No final do século XV a Coroa portuguesa esteve quase a conseguir a união política de toda a Península Ibérica sob a sua condução. Era esse o desígnio de D. João II quando casou o seu único filho legítimo com a herdeira dos reinos de Castela e Aragão, então liderados pelos seus primos, os Reis Católicos.
Se tudo houvesse corrido de feição teria sido possível construir uma grande potência neste canto da Europa e Lisboa ainda hoje poderia ser, quem sabe?, uma metrópole marítima por onde passaria grande parte do comércio mundial. Bastaria para tanto, que o infante Afonso não tivesse morrido na sequência de uma queda quando cavalgava, que não tivesse cedido ao fundamentalismo anti sionista que expulsou - quando não mesmo assassinou - as populações mais talentosas dos dois reinos (os judeus e os mouros) e que o futuro Império, onde o sol nunca se punha, tivesse evoluído de forma mais inteligente do que a revelada nos séculos seguintes. Nomeadamente que nunca tivesse gerado biltres da dimensão de um franco ou de um salazar.
De qualquer forma esse momento histórico em que tudo pareceu possível, e não demorou a desabar em menos de um século (perdendo-se até a independência), justifica que muitos considerem D. João II a personalidade mais valorosa da História lusa.

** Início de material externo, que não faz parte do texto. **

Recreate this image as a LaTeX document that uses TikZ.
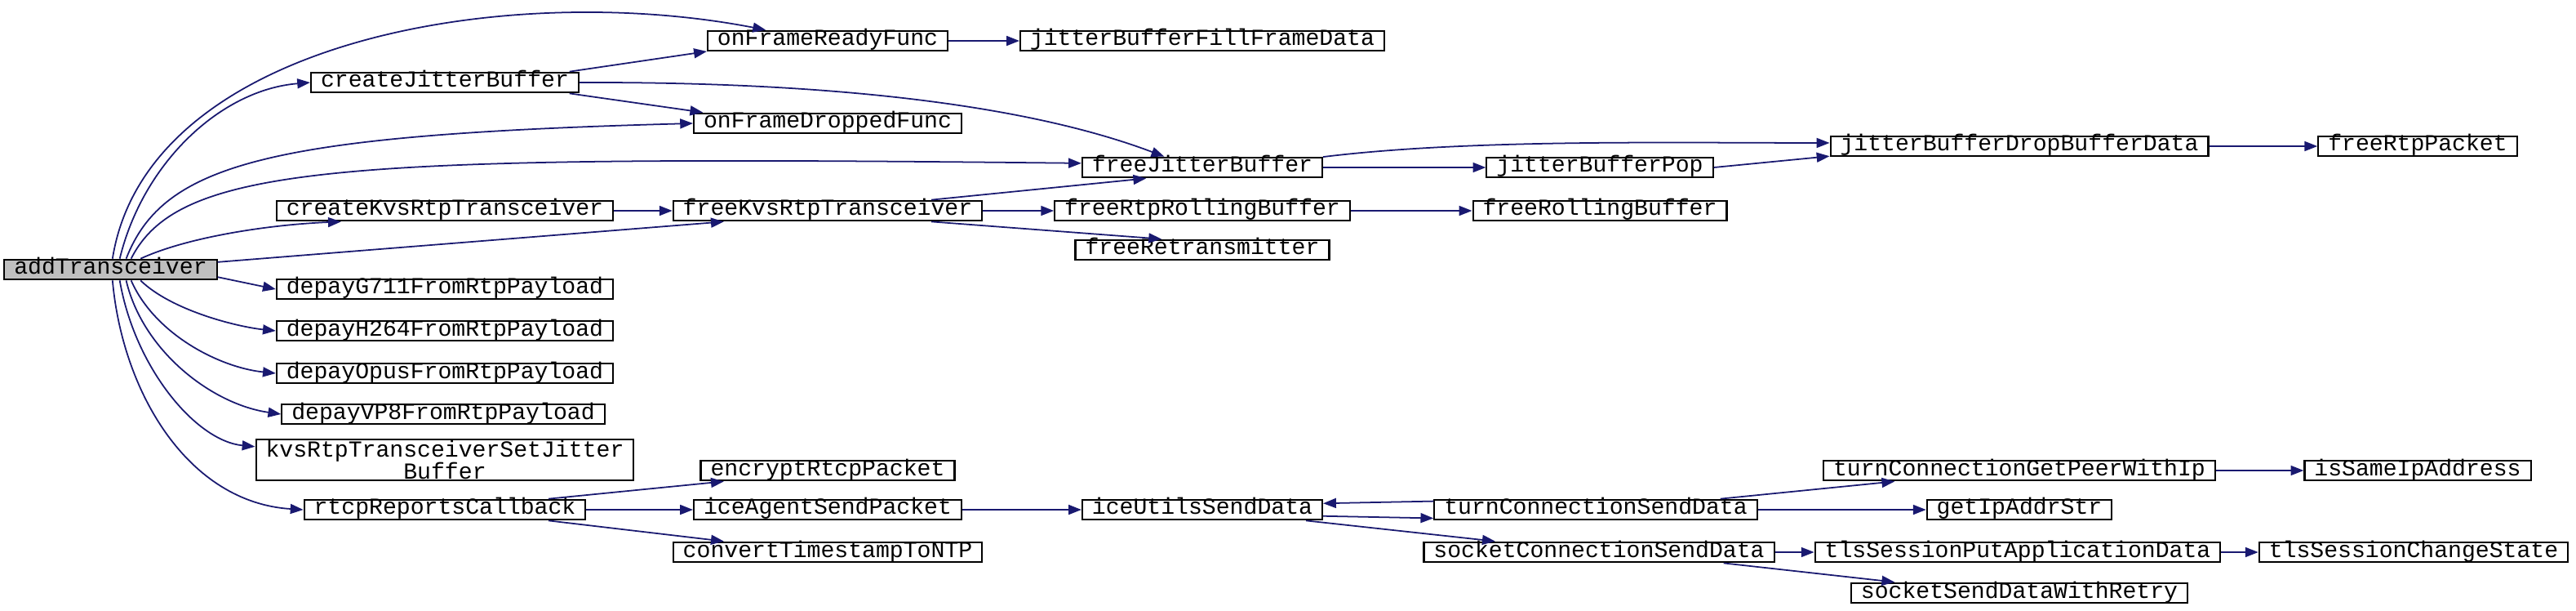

O romance de Seomara Veiga Ferreira dá um forte contributo para essa mitologia, desenvolvendo-a a partir do relato de um alquimista de origens judaicas, Ambrosius Roiz, que conta esse século dezassete nacional à luz da conceção mais tradicional de encarar os conhecimentos históricos: a que os assenta no mero protagonismo das classes dominantes (aristocracia e clero) como se ao terceiro estado tivesse confiada a mera tarefa de servir de figurante passivo de quanto se passa à sua volta.
Por isso mesmo temos um romance em que são muitas as intrigas no seio da corte, muitas delas levando a traições e a punições exemplares. Como aquela em que o rei executa sem qualquer compaixão os que contra si tinham conspirado e eram os filhos do principal responsável pela morte do tio Pedro, o mais culto e viajado infante da Ínclita Geração em Alfarrobeira.
A autora não vinca o significado mais relevante desse momento histórico: o da afirmação do poder central sobre o dos aristocratas, que competiam entre si pelos favores e pelos feudos de que enriqueciam.
Nessa altura estavam criadas as condições para que um sistema económico já ultrapassado desse origem ao aparecimento de uma burguesia comercial pujante e esclarecida. O Renascimento, que emergia em Itália como símbolo do seu fulgor económico, teria tido condições de se revelar igualmente genial neste canto europeu, onde apenas se traduziu na poesia de Camões ou na arquitetura manuelina.
Mas D. Manuel devolveria aos nobres, que o bajulavam, as prerrogativas de que se tinham visto espoliados pelo antecessor. E começariam aí a criar-se as condições para que o desastre de Alcácer-Quibir afundasse de vez as ilusões imperialistas, que D. João II chegou a alimentar.